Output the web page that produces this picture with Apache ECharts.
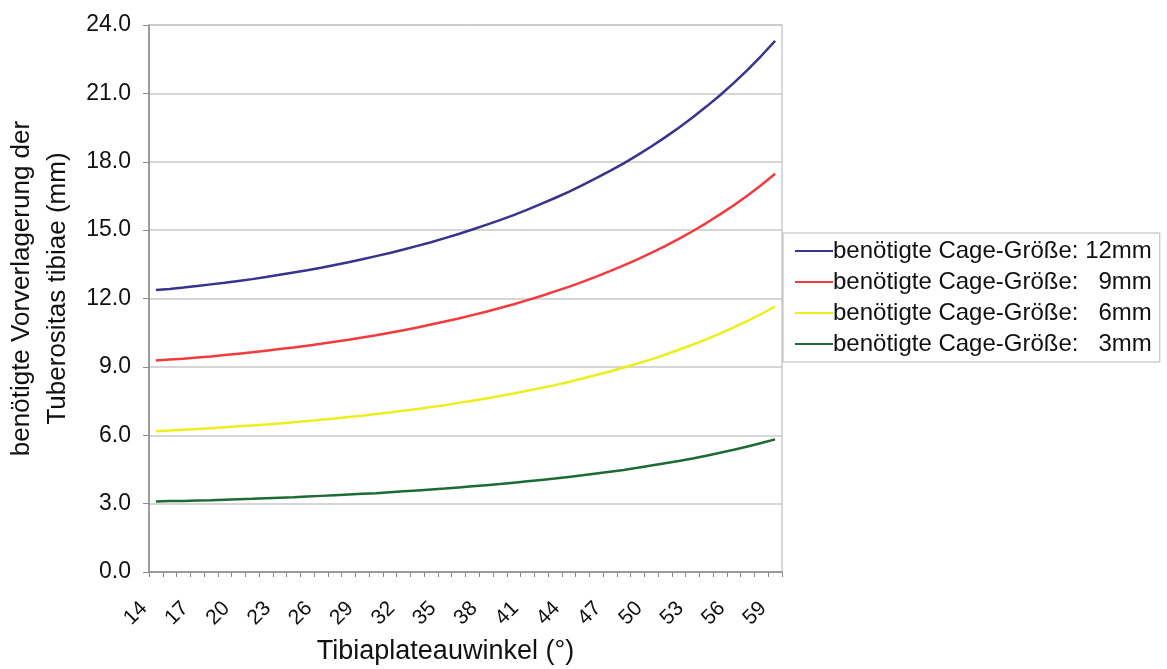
<!DOCTYPE html>
<html>
<head>
<meta charset="utf-8">
<script src="https://cdn.jsdelivr.net/npm/echarts@6/dist/echarts.min.js"></script>
<style>
  html, body { margin: 0; padding: 0; background: #fff; }
  #chart { width: 1167px; height: 669px; }
</style>
</head>
<body>
<div id="chart"></div>
<script>
// Tibiaplateauwinkel (°)
const angles = [14, 15, 16, 17, 18, 19, 20, 21, 22, 23, 24, 25, 26, 27, 28, 29, 30, 31, 32, 33, 34, 35, 36,
  37, 38, 39, 40, 41, 42, 43, 44, 45, 46, 47, 48, 49, 50, 51, 52, 53, 54, 55, 56, 57, 58, 59];

const cage12 = [12.37, 12.42, 12.48, 12.55, 12.62, 12.69, 12.77, 12.85, 12.94, 13.04, 13.14, 13.24, 13.35,
  13.47, 13.59, 13.72, 13.86, 14.00, 14.15, 14.31, 14.47, 14.65, 14.83, 15.03, 15.23, 15.44, 15.66, 15.90,
  16.15, 16.41, 16.68, 16.97, 17.28, 17.60, 17.93, 18.29, 18.67, 19.07, 19.49, 19.94, 20.42, 20.92, 21.46,
  22.03, 22.65, 23.30];
const cage9 = [9.28, 9.32, 9.36, 9.41, 9.46, 9.52, 9.58, 9.64, 9.71, 9.78, 9.85, 9.93, 10.01, 10.10, 10.19,
  10.29, 10.39, 10.50, 10.61, 10.73, 10.86, 10.99, 11.12, 11.27, 11.42, 11.58, 11.75, 11.93, 12.11, 12.31,
  12.51, 12.73, 12.96, 13.20, 13.45, 13.72, 14.00, 14.30, 14.62, 14.95, 15.31, 15.69, 16.09, 16.52, 16.98,
  17.47];
const cage6 = [6.18, 6.21, 6.24, 6.27, 6.31, 6.35, 6.39, 6.43, 6.47, 6.52, 6.57, 6.62, 6.68, 6.73, 6.80, 6.86,
  6.93, 7.00, 7.08, 7.15, 7.24, 7.32, 7.42, 7.51, 7.61, 7.72, 7.83, 7.95, 8.07, 8.20, 8.34, 8.49, 8.64, 8.80,
  8.97, 9.15, 9.33, 9.53, 9.75, 9.97, 10.21, 10.46, 10.73, 11.02, 11.32, 11.65];
const cage3 = [3.09, 3.11, 3.12, 3.14, 3.15, 3.17, 3.19, 3.21, 3.24, 3.26, 3.28, 3.31, 3.34, 3.37, 3.40, 3.43,
  3.46, 3.50, 3.54, 3.58, 3.62, 3.66, 3.71, 3.76, 3.81, 3.86, 3.92, 3.98, 4.04, 4.10, 4.17, 4.24, 4.32, 4.40,
  4.48, 4.57, 4.67, 4.77, 4.87, 4.98, 5.10, 5.23, 5.36, 5.51, 5.66, 5.82];

const seriesNames = [
  'benötigte Cage-Größe: 12mm',
  'benötigte Cage-Größe:   9mm',
  'benötigte Cage-Größe:   6mm',
  'benötigte Cage-Größe:   3mm'
];
const seriesData = [cage12, cage9, cage6, cage3];
const colors = ['#37338f', '#f43a3c', '#eeee1c', '#1d6b33'];

const chart = echarts.init(document.getElementById('chart'));
const font = '"Liberation Sans", Arial, sans-serif';

chart.setOption({
  animation: false,
  color: colors,
  textStyle: { fontFamily: font },
  grid: {
    left: 149, right: 385, top: 25, bottom: 97,
    outerBoundsMode: 'none',
    containLabel: false,
    show: true, borderColor: '#b0b0b0', borderWidth: 1
  },
  legend: {
    orient: 'vertical',
    left: 783,
    top: 233,
    data: seriesNames,
    icon: 'rect',
    itemWidth: 38,
    itemHeight: 2,
    itemGap: 7,
    padding: [6, 8, 6, 12],
    borderColor: '#b8b8b8',
    borderWidth: 1,
    textStyle: { fontSize: 24, color: '#111', fontFamily: font, padding: [0, 0, 0, -5] }
  },
  xAxis: {
    type: 'category',
    data: angles,
    boundaryGap: true,
    name: 'Tibiaplateauwinkel (°)',
    nameLocation: 'middle',
    nameGap: 66,
    nameTextStyle: { fontSize: 27, color: '#111', padding: [0, 40, 0, 0] },
    axisLine: { lineStyle: { color: '#8a8a8a', width: 1.5 } },
    axisTick: { show: true, interval: 0, length: 5, lineStyle: { color: '#8a8a8a' } },
    axisLabel: { interval: 2, rotate: 45, fontSize: 21, color: '#111', margin: 21, padding: [0, 17, 0, 0] },
    splitLine: { show: false }
  },
  yAxis: {
    type: 'value',
    min: 0, max: 24, interval: 3,
    name: 'benötigte Vorverlagerung der\nTuberositas tibiae (mm)',
    nameLocation: 'middle',
    nameGap: 70,
    nameRotate: 90,
    nameTextStyle: { fontSize: 26, color: '#111', lineHeight: 36, padding: [0, 0, 0, 20] },
    axisLine: { show: true, lineStyle: { color: '#8a8a8a', width: 1.5 } },
    axisTick: { show: true, length: 6, lineStyle: { color: '#8a8a8a' } },
    axisLabel: {
      fontSize: 23, color: '#111', margin: 18,
      formatter: v => v.toFixed(1)
    },
    splitLine: { lineStyle: { color: '#c8c8c8', width: 1.5 } }
  },
  series: seriesNames.map((name, i) => ({
    name: name,
    type: 'line',
    data: seriesData[i],
    showSymbol: false,
    smooth: false,
    lineStyle: { width: 2.5, color: colors[i] }
  }))
});
</script>
</body>
</html>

==*==

### Aim of the task
Without the pictures, output the full listing exactly as it stands.

### Task solution
Output the web page that produces this picture with Apache ECharts.
<!DOCTYPE html>
<html>
<head>
<meta charset="utf-8">
<script src="https://cdn.jsdelivr.net/npm/echarts@6/dist/echarts.min.js"></script>
<style>
  html, body { margin: 0; padding: 0; background: #fff; }
  #chart { width: 1167px; height: 669px; }
</style>
</head>
<body>
<div id="chart"></div>
<script>
// Tibiaplateauwinkel (°)
const angles = [14, 15, 16, 17, 18, 19, 20, 21, 22, 23, 24, 25, 26, 27, 28, 29, 30, 31, 32, 33, 34, 35, 36,
  37, 38, 39, 40, 41, 42, 43, 44, 45, 46, 47, 48, 49, 50, 51, 52, 53, 54, 55, 56, 57, 58, 59];

const cage12 = [12.37, 12.42, 12.48, 12.55, 12.62, 12.69, 12.77, 12.85, 12.94, 13.04, 13.14, 13.24, 13.35,
  13.47, 13.59, 13.72, 13.86, 14.00, 14.15, 14.31, 14.47, 14.65, 14.83, 15.03, 15.23, 15.44, 15.66, 15.90,
  16.15, 16.41, 16.68, 16.97, 17.28, 17.60, 17.93, 18.29, 18.67, 19.07, 19.49, 19.94, 20.42, 20.92, 21.46,
  22.03, 22.65, 23.30];
const cage9 = [9.28, 9.32, 9.36, 9.41, 9.46, 9.52, 9.58, 9.64, 9.71, 9.78, 9.85, 9.93, 10.01, 10.10, 10.19,
  10.29, 10.39, 10.50, 10.61, 10.73, 10.86, 10.99, 11.12, 11.27, 11.42, 11.58, 11.75, 11.93, 12.11, 12.31,
  12.51, 12.73, 12.96, 13.20, 13.45, 13.72, 14.00, 14.30, 14.62, 14.95, 15.31, 15.69, 16.09, 16.52, 16.98,
  17.47];
const cage6 = [6.18, 6.21, 6.24, 6.27, 6.31, 6.35, 6.39, 6.43, 6.47, 6.52, 6.57, 6.62, 6.68, 6.73, 6.80, 6.86,
  6.93, 7.00, 7.08, 7.15, 7.24, 7.32, 7.42, 7.51, 7.61, 7.72, 7.83, 7.95, 8.07, 8.20, 8.34, 8.49, 8.64, 8.80,
  8.97, 9.15, 9.33, 9.53, 9.75, 9.97, 10.21, 10.46, 10.73, 11.02, 11.32, 11.65];
const cage3 = [3.09, 3.11, 3.12, 3.14, 3.15, 3.17, 3.19, 3.21, 3.24, 3.26, 3.28, 3.31, 3.34, 3.37, 3.40, 3.43,
  3.46, 3.50, 3.54, 3.58, 3.62, 3.66, 3.71, 3.76, 3.81, 3.86, 3.92, 3.98, 4.04, 4.10, 4.17, 4.24, 4.32, 4.40,
  4.48, 4.57, 4.67, 4.77, 4.87, 4.98, 5.10, 5.23, 5.36, 5.51, 5.66, 5.82];

const seriesNames = [
  'benötigte Cage-Größe: 12mm',
  'benötigte Cage-Größe:   9mm',
  'benötigte Cage-Größe:   6mm',
  'benötigte Cage-Größe:   3mm'
];
const seriesData = [cage12, cage9, cage6, cage3];
const colors = ['#37338f', '#f43a3c', '#eeee1c', '#1d6b33'];

const chart = echarts.init(document.getElementById('chart'));
const font = '"Liberation Sans", Arial, sans-serif';

chart.setOption({
  animation: false,
  color: colors,
  textStyle: { fontFamily: font },
  grid: {
    left: 149, right: 385, top: 25, bottom: 97,
    outerBoundsMode: 'none',
    containLabel: false,
    show: true, borderColor: '#b0b0b0', borderWidth: 1
  },
  legend: {
    orient: 'vertical',
    left: 783,
    top: 233,
    data: seriesNames,
    icon: 'rect',
    itemWidth: 38,
    itemHeight: 2,
    itemGap: 7,
    padding: [6, 8, 6, 12],
    borderColor: '#b8b8b8',
    borderWidth: 1,
    textStyle: { fontSize: 24, color: '#111', fontFamily: font, padding: [0, 0, 0, -5] }
  },
  xAxis: {
    type: 'category',
    data: angles,
    boundaryGap: true,
    name: 'Tibiaplateauwinkel (°)',
    nameLocation: 'middle',
    nameGap: 66,
    nameTextStyle: { fontSize: 27, color: '#111', padding: [0, 40, 0, 0] },
    axisLine: { lineStyle: { color: '#8a8a8a', width: 1.5 } },
    axisTick: { show: true, interval: 0, length: 5, lineStyle: { color: '#8a8a8a' } },
    axisLabel: { interval: 2, rotate: 45, fontSize: 21, color: '#111', margin: 21, padding: [0, 17, 0, 0] },
    splitLine: { show: false }
  },
  yAxis: {
    type: 'value',
    min: 0, max: 24, interval: 3,
    name: 'benötigte Vorverlagerung der\nTuberositas tibiae (mm)',
    nameLocation: 'middle',
    nameGap: 70,
    nameRotate: 90,
    nameTextStyle: { fontSize: 26, color: '#111', lineHeight: 36, padding: [0, 0, 0, 20] },
    axisLine: { show: true, lineStyle: { color: '#8a8a8a', width: 1.5 } },
    axisTick: { show: true, length: 6, lineStyle: { color: '#8a8a8a' } },
    axisLabel: {
      fontSize: 23, color: '#111', margin: 18,
      formatter: v => v.toFixed(1)
    },
    splitLine: { lineStyle: { color: '#c8c8c8', width: 1.5 } }
  },
  series: seriesNames.map((name, i) => ({
    name: name,
    type: 'line',
    data: seriesData[i],
    showSymbol: false,
    smooth: false,
    lineStyle: { width: 2.5, color: colors[i] }
  }))
});
</script>
</body>
</html>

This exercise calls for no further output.